Johnny Suede

27 April 1992

Johnny Suede ticket We just saw this movie Johnny Suede. It was great. I didn’t know anything about the movie before we went, but the pictures looked neat and Jasmine said: Johnny Suede advertisement

"With a hairdo like that, it has to be funny."

 Brad Piitt IS Johnny Suede

And it was. It follows in the lines of David Lynch, Jim Jarmusch, Hal Hartley, Gus van Sant, and even John Waters a little with that genre I love so much, some sort of "American melange grunge culture." It takes all these elements that are uniquely American – they may be corny or jazzy or hip – and throws them all into a big pile together so that nothing is left sacred or untouched and nothing is what you expected it to be. It’s pretty intricate, I don’t think the French people got it. It’s a self-referential American culture, for when the culture itself isn’t good enough for us. It’s the same thing I was talking about after that Nirvana article. It’s the same thing Camper van Beethoven does - they touch on all styles (I once described them as "ex-skater, neo-psychedelic with bagpipes" but they also do country, euro-trendy, and ska, and probably others which I forgot), and they also love to dwell on the grungy side of Americana.

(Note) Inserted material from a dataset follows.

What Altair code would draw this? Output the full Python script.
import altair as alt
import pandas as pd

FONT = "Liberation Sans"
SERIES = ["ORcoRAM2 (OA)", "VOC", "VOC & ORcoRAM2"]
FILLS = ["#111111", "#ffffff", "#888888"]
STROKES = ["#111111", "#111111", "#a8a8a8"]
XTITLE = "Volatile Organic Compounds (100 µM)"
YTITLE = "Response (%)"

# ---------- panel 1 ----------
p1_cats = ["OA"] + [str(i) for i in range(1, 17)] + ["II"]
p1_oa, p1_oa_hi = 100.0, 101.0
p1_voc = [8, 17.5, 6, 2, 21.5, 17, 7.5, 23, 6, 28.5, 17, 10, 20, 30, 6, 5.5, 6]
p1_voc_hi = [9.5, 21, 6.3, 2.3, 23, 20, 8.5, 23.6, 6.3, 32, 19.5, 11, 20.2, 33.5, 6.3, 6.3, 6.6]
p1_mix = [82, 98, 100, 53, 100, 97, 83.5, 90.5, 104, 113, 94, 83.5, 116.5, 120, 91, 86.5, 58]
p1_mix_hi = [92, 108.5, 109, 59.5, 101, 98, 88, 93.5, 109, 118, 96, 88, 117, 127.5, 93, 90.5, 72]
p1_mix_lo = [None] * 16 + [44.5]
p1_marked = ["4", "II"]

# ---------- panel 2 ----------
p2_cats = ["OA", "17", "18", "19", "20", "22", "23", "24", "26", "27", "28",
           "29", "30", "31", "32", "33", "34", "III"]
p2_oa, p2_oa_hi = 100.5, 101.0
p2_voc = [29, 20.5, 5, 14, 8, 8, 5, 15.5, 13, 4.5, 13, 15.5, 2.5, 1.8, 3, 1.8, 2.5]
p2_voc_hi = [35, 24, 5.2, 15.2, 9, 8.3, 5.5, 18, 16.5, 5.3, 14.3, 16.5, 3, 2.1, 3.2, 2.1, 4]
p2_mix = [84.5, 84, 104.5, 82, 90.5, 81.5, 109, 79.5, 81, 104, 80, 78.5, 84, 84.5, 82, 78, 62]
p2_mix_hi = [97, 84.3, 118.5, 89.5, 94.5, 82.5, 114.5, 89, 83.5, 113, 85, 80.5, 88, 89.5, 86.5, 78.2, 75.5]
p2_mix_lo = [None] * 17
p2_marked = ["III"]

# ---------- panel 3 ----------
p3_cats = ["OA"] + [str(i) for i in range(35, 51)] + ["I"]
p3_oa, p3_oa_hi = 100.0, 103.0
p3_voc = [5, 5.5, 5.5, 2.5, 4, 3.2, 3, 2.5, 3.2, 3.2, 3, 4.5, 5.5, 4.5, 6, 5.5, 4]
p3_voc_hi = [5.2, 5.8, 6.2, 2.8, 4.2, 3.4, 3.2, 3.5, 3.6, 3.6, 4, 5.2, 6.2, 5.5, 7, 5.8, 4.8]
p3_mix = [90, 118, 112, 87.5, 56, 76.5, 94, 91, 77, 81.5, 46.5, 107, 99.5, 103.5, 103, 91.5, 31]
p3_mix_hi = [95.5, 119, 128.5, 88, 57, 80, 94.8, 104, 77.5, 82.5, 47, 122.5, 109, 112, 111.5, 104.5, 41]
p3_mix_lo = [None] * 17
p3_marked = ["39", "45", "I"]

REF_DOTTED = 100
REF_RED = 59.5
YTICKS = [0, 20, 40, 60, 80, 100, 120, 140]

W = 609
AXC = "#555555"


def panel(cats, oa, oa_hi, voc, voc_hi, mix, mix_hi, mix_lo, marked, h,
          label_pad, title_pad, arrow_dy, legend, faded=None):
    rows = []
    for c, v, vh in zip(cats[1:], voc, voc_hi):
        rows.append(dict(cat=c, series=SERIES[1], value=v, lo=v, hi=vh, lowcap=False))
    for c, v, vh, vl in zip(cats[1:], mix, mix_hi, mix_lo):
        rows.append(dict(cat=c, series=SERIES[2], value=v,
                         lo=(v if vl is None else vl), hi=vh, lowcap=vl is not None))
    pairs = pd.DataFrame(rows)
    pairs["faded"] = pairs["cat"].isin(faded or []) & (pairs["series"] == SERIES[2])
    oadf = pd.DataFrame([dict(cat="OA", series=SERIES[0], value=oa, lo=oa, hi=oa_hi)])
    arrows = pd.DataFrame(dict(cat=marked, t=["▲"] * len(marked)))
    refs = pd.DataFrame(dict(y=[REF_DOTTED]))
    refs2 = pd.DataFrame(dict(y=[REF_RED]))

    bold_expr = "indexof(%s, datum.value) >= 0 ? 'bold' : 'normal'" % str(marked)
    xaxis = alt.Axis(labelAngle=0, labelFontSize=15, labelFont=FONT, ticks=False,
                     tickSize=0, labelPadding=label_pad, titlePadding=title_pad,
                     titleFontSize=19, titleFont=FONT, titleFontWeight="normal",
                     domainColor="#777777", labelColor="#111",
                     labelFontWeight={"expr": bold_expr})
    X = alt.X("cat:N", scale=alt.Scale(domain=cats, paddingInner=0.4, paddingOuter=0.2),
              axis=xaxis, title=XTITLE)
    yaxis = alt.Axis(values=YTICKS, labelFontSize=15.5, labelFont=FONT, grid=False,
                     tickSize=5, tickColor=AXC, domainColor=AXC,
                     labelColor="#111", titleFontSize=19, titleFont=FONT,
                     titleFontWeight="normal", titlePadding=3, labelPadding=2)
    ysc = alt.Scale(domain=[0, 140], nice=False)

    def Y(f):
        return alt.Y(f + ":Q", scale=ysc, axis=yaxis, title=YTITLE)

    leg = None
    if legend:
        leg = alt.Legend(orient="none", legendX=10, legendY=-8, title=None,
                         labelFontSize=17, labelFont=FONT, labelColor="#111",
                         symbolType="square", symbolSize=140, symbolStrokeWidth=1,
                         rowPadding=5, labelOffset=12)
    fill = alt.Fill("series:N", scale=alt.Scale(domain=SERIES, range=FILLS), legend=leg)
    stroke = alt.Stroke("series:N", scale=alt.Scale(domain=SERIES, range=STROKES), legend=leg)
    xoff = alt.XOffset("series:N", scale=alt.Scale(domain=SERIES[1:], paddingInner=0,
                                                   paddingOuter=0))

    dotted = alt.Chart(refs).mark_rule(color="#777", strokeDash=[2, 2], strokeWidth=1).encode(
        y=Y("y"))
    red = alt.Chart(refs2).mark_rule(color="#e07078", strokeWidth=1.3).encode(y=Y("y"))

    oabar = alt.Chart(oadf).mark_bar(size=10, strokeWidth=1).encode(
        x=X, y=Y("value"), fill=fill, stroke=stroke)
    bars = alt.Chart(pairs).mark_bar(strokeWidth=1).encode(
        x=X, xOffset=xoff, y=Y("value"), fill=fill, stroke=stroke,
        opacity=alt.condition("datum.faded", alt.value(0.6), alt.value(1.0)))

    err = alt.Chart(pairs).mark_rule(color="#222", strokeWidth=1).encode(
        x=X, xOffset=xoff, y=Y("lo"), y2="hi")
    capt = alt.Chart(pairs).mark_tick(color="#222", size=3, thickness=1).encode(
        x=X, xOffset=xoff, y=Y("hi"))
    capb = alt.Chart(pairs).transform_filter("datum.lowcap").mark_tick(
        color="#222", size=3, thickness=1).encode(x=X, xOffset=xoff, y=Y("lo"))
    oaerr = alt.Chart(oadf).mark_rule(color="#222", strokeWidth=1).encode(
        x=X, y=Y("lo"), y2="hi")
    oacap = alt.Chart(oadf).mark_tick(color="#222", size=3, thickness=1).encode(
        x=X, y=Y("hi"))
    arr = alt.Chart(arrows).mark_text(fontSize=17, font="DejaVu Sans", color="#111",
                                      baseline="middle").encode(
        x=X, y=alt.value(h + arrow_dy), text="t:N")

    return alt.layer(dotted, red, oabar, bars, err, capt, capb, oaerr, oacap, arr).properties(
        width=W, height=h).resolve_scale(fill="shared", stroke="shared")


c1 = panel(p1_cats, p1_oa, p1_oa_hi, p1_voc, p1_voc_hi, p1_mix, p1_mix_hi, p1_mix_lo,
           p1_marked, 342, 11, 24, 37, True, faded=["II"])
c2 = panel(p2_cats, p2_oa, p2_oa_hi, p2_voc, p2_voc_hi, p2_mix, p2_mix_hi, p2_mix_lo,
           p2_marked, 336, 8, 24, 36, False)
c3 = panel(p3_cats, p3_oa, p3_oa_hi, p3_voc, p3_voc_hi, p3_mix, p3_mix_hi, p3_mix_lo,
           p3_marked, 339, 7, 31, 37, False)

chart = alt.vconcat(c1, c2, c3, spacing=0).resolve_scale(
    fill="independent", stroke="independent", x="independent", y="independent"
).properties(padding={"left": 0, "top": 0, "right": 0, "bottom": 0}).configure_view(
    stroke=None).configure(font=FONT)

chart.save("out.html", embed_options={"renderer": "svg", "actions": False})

[I have to qualify this by saying that, on returning to America I saw this movie again and I did not enjoy it as much. I think this is for two reasons, mainly. One is that the American release had this ridiculous voice over at the beginning and the end, which, hard as this may be to imagine, seemed to change the entire tone of the movie, making it seem obvious and heavy-handed, rather than delightfully subtle as it had been. I don’t know why they did this, I guess they think we Americans are too dense to get it. The second reason may have been that I just appreciated it more when I was an ex-patriot. I mean that perhaps I could appreciate this bizarre look at American culture better when I was outside of it, away in France.]